Geoscientists in Iceland seem to be of differing opinion regarding the small eruption that is believed to have taken place today. The Iceland Met Office said today that an eruption had likely taken place, but a professor of geophysics at University of Iceland sees no signs of an eruption.
A group of scientists surveyed the glacier today from the air, aboard a surveillance plane from the Icelandic Coastguard. After the flight, Magnus Tumi Gudmundsson, professor of geophysics at University of Iceland, was interviewed at RUV.

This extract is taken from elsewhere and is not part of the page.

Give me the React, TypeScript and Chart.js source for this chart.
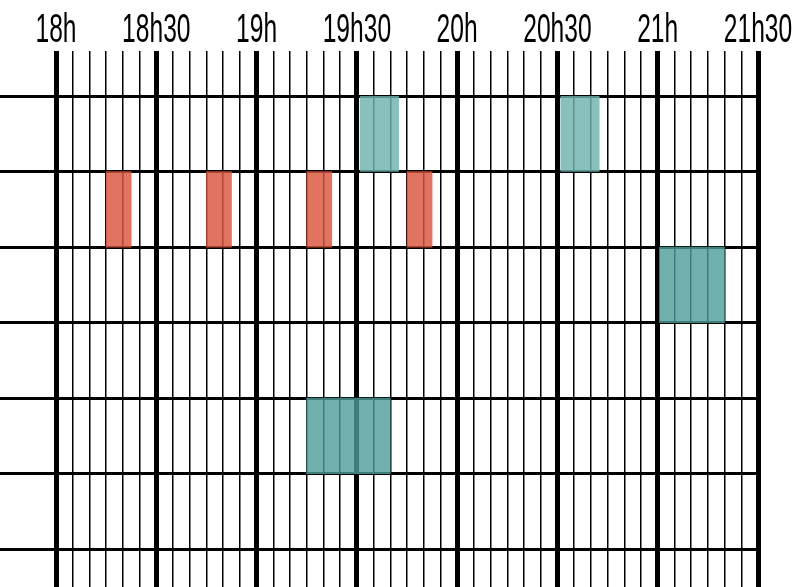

„The most likely scenario is that an eruption has not begun. This morning we saw a large increase in seismic activity and tremors, so it was perfectly rational to assume that an eruption had begun. A subglacial eruption melts the ice and causes floods. We surveyed the glacier for three hours today. I can of course not assert that nothing has happened, but it is clear that there are no signs of abnormal melting or other signs that normally appear during a subglacial eruption. It is therefore likely that the magma has not reached the surface yet - regardless of what will happen later in this process, because this is a fairly large event and those who delay to give timely warnings can carry a large responsibility. Therefore, it was considered proper to be careful today but when more information comes in, the most likely conclusion is that an eruption has not begun, whatever happens later in this event,“ said Magnus this evening on RUV television newscast.
Only time can tell
„The most current information I have is that the latest GPS deformation measurement shows that the dyke intrusion is getting wider and getting longer. That means that magma is still moving. Whether that results in an eruption or not, only time can tell. If we look at the Krafla eruptions, which are the most similar eruptions, we had a lot of dyke intrusions there at the beginning, but much smaller volcanic activity. We don´t know if this activity will show a similar pattern, but we have to be prepared. This run-up is positive in a way, because we have had time to prepare. There are no tourists in the area, so it´s positive that the process has not been more rapid. And of course, we all hope that this will end without an eruption and the ensuing damage.“
The dyke intrusion has been forming over the last few days. It is now believed to be around 25 km. long, and about 0,2 - 0,3 cubic kilometers of magma is thought to have entered the intrusion from a magma chamber beneath the Bardarbunga caldera. The intrusion has been propagating towards the north: it´s lenght seems to have increased by several kilometers just today.
At this stage measurements taken are based on a small event. The Jökulsárgljúfur canyon has been closed and evacuation of tourists in that area and around Dettifoss waterfall has started. The situation at this stage does not call for evacuation of habitants in Kelduhverfi, Öxarfjördur and Núpasveit. People in those areas are encouraged to watch news closely and have their mobiles switched on at all times.
This story, by the Icelandic National Broadcasting Service (RUV), was updated on 23 August 2014, at 20.20 GMT.